◆ YOUR GOAL ◆
Copy out every line that contains the word "this".

◆ DATA EXCERPTS ◆
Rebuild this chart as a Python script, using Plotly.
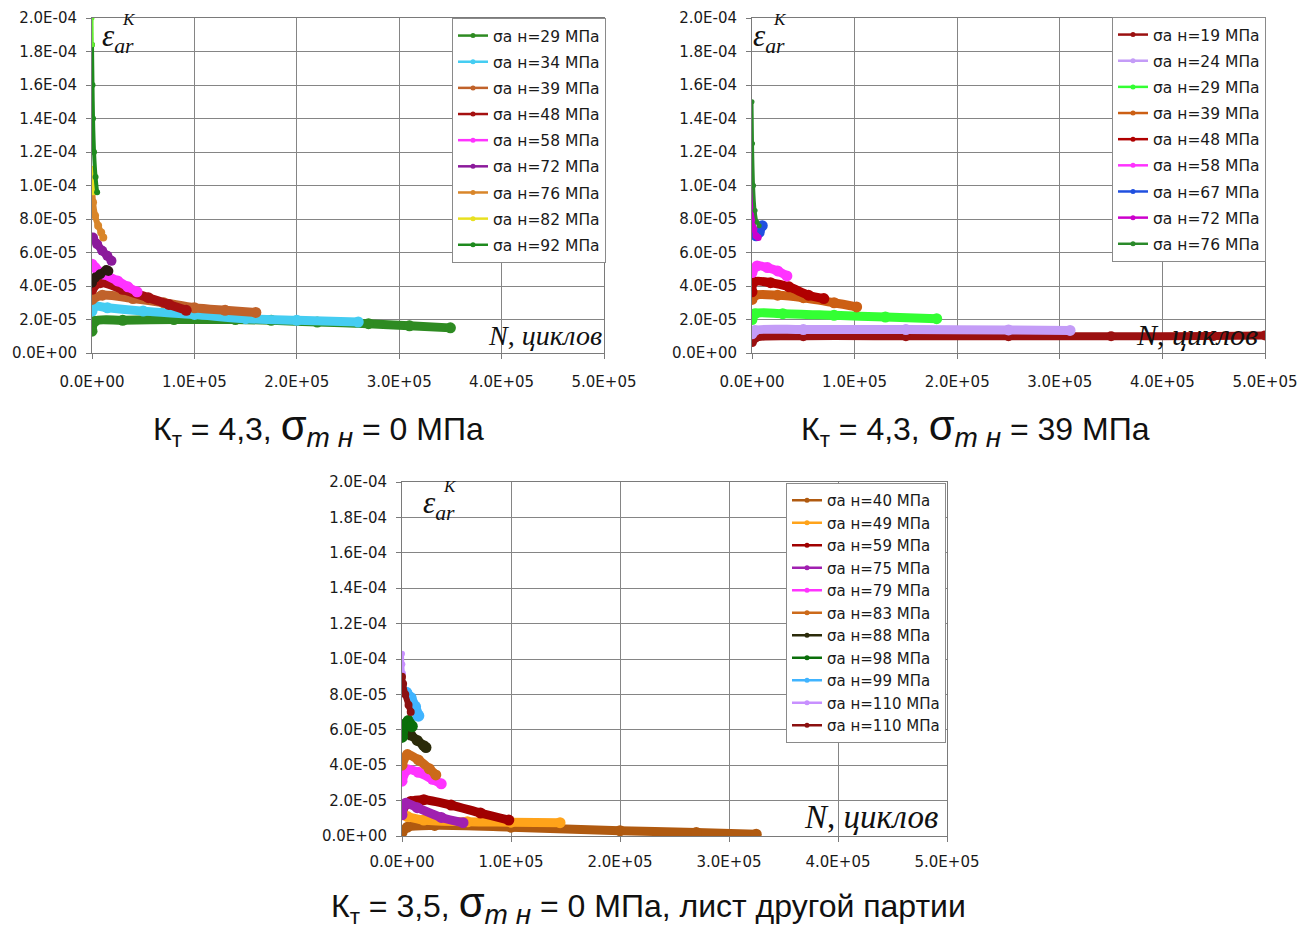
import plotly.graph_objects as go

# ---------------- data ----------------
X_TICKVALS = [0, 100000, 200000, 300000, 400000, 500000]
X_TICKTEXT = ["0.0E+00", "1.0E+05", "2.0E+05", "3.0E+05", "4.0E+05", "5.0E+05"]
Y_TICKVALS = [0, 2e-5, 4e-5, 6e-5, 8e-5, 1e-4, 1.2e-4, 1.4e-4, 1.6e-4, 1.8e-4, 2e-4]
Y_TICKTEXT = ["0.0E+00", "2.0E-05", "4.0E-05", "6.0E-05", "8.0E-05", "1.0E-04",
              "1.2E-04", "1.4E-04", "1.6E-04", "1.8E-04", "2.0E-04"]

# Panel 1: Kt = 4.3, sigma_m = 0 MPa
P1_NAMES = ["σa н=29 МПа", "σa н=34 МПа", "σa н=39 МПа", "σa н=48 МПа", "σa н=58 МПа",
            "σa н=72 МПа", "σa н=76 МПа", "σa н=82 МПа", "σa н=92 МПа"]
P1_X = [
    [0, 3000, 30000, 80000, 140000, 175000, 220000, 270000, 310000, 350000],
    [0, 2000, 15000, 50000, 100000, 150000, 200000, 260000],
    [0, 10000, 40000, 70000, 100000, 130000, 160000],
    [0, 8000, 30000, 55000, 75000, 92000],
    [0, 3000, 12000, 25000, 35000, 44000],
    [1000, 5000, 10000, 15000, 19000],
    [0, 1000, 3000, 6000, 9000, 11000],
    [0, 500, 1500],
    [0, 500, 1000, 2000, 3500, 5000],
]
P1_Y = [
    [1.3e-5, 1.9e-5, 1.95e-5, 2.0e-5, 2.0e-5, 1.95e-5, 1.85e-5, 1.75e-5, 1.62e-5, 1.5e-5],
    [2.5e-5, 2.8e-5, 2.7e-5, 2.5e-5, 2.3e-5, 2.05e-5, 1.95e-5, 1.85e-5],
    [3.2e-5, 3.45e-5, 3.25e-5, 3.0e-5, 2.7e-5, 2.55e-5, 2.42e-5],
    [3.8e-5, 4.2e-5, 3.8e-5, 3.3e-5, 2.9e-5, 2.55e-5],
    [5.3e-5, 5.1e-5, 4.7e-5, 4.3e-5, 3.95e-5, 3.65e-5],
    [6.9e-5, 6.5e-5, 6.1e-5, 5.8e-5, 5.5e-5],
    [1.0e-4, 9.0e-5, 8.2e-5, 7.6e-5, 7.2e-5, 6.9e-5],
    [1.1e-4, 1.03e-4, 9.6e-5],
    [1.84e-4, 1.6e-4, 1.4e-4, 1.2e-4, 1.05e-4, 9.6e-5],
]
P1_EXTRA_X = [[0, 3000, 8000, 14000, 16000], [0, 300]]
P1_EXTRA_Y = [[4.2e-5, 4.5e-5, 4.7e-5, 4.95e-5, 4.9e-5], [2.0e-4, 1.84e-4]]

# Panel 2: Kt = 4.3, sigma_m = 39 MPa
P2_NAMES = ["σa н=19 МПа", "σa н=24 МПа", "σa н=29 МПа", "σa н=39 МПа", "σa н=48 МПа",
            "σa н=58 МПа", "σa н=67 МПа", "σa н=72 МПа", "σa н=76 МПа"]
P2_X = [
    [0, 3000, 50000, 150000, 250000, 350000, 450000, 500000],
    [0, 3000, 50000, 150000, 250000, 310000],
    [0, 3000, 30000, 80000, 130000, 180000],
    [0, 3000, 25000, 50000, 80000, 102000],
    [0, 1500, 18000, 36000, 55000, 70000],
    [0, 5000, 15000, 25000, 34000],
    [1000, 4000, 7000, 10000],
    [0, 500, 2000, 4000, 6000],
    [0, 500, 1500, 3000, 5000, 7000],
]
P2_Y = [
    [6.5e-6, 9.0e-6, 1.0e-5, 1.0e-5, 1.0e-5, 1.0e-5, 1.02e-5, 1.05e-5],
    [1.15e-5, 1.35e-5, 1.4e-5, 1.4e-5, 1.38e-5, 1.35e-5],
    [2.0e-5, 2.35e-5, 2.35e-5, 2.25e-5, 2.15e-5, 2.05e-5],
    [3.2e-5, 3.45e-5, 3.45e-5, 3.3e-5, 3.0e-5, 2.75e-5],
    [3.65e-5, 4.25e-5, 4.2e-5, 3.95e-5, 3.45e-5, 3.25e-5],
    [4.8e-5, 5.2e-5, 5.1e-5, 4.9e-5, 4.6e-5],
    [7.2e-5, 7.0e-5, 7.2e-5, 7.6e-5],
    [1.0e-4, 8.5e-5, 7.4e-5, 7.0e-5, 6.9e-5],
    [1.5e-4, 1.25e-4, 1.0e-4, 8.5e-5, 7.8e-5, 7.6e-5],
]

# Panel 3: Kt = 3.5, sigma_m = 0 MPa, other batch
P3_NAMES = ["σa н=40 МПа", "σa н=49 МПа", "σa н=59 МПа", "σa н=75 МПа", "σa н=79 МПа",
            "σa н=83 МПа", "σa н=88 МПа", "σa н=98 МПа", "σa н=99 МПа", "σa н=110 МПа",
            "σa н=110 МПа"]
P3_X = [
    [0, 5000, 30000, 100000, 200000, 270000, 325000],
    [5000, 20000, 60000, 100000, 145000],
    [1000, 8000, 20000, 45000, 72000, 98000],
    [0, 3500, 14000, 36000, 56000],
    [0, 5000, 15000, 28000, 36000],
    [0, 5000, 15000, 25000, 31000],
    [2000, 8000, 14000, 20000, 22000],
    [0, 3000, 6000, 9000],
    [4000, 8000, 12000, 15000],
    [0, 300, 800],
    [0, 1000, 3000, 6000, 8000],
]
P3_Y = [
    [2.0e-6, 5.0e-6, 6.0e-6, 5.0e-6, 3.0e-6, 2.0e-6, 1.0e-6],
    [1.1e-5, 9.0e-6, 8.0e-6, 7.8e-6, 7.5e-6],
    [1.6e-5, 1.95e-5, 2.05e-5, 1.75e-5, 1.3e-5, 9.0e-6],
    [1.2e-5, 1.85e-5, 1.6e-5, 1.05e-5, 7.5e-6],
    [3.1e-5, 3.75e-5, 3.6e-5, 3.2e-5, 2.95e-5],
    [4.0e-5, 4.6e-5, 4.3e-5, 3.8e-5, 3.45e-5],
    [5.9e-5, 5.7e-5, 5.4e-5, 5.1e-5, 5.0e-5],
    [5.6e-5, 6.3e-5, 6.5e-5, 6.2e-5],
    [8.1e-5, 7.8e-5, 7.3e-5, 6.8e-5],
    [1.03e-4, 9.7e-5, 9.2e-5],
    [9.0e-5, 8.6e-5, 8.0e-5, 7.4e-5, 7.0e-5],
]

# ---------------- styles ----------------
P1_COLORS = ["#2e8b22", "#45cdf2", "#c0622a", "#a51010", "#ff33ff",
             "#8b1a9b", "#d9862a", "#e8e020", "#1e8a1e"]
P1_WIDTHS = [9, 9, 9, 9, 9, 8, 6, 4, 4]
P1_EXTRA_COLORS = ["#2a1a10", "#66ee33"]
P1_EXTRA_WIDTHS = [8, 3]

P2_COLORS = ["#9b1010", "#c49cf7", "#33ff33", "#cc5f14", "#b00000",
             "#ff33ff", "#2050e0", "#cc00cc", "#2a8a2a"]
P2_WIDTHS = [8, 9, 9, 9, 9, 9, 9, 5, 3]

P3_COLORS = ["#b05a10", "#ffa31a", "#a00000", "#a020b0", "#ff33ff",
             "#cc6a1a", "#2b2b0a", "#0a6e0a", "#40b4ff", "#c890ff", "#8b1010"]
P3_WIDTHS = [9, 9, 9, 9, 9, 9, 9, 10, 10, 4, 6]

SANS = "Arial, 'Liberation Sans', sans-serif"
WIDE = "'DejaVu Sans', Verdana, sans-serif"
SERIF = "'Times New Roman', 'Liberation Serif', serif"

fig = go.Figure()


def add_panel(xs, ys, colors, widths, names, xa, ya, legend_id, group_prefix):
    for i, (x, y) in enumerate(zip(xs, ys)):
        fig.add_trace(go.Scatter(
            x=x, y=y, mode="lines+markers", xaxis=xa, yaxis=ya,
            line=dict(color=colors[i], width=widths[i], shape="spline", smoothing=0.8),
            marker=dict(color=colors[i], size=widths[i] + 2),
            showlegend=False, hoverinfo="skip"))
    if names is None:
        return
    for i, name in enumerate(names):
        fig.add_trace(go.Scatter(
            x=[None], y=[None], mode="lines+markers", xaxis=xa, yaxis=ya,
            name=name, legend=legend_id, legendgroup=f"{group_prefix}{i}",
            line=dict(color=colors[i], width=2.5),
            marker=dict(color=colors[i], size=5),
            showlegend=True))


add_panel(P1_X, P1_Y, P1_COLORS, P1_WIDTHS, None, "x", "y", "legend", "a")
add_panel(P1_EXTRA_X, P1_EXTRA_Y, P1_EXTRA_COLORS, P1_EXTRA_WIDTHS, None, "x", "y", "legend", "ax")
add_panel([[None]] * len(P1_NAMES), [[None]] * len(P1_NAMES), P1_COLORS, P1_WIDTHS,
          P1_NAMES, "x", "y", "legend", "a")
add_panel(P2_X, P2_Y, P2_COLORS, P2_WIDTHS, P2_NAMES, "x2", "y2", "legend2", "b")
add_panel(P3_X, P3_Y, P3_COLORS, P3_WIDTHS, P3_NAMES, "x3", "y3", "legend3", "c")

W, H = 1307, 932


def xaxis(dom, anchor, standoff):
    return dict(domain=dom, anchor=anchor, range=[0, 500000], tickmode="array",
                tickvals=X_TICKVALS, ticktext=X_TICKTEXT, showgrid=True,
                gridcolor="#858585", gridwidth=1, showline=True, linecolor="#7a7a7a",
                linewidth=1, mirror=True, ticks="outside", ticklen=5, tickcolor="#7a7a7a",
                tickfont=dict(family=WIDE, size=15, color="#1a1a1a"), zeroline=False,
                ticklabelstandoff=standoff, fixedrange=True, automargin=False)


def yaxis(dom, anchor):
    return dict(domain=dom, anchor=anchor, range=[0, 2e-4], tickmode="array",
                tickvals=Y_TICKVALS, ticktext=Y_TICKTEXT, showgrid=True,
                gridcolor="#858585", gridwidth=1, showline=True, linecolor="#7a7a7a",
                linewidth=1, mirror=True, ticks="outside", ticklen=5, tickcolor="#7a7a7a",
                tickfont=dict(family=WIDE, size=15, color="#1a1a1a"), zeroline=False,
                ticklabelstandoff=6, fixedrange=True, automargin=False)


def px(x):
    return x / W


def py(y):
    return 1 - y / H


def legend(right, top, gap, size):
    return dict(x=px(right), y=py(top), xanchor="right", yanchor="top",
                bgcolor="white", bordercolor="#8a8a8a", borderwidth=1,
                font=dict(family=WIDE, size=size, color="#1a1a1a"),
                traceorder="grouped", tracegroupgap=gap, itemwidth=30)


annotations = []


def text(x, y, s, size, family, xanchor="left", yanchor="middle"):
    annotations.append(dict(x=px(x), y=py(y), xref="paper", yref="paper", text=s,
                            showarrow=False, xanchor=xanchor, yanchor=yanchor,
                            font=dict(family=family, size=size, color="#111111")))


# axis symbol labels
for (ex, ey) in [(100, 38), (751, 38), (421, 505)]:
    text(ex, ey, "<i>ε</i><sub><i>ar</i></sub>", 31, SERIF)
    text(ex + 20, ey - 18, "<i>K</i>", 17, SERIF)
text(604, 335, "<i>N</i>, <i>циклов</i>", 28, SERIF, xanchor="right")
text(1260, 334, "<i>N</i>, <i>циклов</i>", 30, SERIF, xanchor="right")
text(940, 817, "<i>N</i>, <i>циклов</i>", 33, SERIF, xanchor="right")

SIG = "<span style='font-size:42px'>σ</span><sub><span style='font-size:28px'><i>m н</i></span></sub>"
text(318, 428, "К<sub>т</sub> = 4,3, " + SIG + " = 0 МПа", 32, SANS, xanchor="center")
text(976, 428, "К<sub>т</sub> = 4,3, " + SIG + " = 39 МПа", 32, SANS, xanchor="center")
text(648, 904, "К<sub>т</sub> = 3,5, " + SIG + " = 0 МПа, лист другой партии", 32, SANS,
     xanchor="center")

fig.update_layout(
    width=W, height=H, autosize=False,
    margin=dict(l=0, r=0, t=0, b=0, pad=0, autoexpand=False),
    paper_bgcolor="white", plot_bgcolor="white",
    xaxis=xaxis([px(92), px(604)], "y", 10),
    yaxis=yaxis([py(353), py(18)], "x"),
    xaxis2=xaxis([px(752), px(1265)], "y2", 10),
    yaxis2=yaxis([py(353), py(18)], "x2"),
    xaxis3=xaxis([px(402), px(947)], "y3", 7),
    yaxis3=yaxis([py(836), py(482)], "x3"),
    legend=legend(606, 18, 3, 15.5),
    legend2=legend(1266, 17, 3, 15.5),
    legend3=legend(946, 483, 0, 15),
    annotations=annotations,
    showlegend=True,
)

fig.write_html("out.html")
==
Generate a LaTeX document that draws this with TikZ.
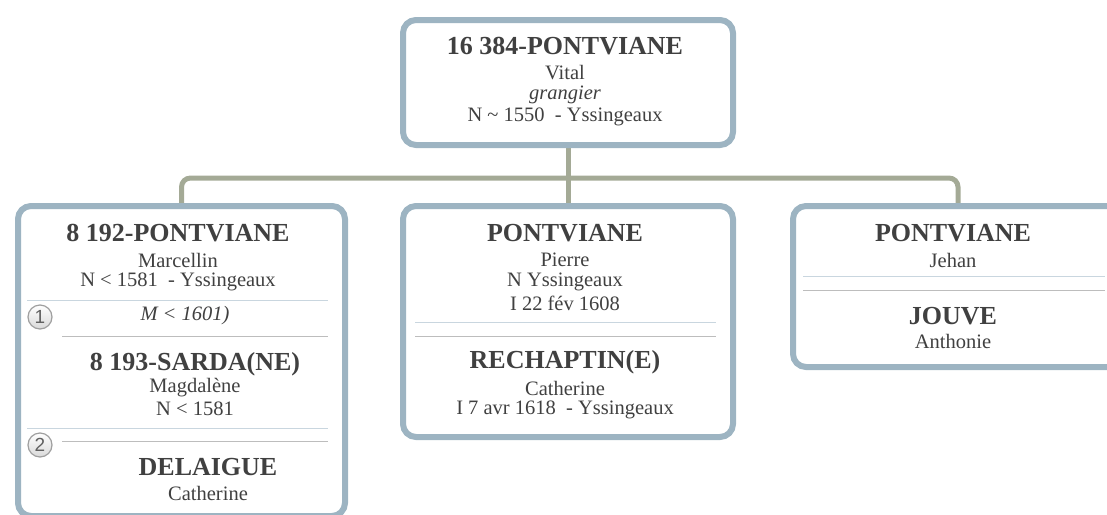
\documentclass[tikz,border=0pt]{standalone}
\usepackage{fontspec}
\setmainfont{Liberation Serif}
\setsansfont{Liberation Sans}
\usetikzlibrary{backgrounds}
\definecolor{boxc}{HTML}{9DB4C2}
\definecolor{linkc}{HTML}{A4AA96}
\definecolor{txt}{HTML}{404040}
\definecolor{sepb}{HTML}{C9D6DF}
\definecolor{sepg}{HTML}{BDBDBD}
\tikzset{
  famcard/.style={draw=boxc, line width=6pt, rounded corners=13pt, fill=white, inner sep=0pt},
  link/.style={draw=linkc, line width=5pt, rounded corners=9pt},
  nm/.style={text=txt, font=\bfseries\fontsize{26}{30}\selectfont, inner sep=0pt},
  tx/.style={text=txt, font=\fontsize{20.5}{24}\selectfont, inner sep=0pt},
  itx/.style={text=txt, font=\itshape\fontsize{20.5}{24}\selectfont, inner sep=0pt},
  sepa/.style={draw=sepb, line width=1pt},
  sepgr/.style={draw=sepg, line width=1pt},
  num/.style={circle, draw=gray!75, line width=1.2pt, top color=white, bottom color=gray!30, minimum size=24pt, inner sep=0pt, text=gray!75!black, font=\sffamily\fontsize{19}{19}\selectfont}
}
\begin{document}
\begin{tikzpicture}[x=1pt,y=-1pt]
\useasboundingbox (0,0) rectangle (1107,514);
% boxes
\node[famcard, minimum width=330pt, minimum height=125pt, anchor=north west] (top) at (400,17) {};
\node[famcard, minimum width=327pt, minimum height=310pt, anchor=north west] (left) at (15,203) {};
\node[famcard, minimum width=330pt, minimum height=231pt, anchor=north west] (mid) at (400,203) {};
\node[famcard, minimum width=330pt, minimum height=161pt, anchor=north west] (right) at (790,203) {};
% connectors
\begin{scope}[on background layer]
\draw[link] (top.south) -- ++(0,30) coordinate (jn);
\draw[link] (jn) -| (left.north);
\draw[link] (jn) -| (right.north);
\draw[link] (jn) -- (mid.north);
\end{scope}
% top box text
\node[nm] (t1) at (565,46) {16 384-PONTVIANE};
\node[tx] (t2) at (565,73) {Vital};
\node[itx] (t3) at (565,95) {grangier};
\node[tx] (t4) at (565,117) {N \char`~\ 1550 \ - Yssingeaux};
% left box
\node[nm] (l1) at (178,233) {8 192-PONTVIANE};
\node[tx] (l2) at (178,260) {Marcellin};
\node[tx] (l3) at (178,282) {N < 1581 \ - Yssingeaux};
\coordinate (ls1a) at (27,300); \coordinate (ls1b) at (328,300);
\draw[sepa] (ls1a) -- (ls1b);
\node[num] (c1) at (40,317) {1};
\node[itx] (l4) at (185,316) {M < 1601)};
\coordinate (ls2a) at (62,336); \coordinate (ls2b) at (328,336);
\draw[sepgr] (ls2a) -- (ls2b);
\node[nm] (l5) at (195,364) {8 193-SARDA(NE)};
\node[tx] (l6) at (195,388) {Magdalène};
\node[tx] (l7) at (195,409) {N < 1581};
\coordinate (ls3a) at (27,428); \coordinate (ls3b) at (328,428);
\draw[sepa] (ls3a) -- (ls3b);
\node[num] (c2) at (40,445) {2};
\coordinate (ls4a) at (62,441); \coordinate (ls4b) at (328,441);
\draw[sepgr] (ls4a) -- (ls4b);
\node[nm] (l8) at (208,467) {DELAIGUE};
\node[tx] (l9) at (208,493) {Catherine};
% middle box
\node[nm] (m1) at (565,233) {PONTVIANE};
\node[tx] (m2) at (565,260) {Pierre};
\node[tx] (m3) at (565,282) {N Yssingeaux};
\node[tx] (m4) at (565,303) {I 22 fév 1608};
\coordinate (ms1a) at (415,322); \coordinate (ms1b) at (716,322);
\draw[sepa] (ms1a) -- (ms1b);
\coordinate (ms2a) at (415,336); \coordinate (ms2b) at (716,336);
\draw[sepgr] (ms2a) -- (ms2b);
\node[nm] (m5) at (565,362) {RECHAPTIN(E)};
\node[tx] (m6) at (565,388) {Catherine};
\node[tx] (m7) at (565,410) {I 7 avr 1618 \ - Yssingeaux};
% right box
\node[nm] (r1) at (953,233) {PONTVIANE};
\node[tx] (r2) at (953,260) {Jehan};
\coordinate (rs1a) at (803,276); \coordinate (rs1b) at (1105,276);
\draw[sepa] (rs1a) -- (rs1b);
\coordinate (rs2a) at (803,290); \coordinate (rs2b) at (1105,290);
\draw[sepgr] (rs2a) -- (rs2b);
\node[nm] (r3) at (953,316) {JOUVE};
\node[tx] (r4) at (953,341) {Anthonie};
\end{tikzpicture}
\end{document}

◆ RESULT OF THE TASK ◆
Rebuild this chart as a Python script, using Plotly.
Generate a LaTeX document that draws this with TikZ.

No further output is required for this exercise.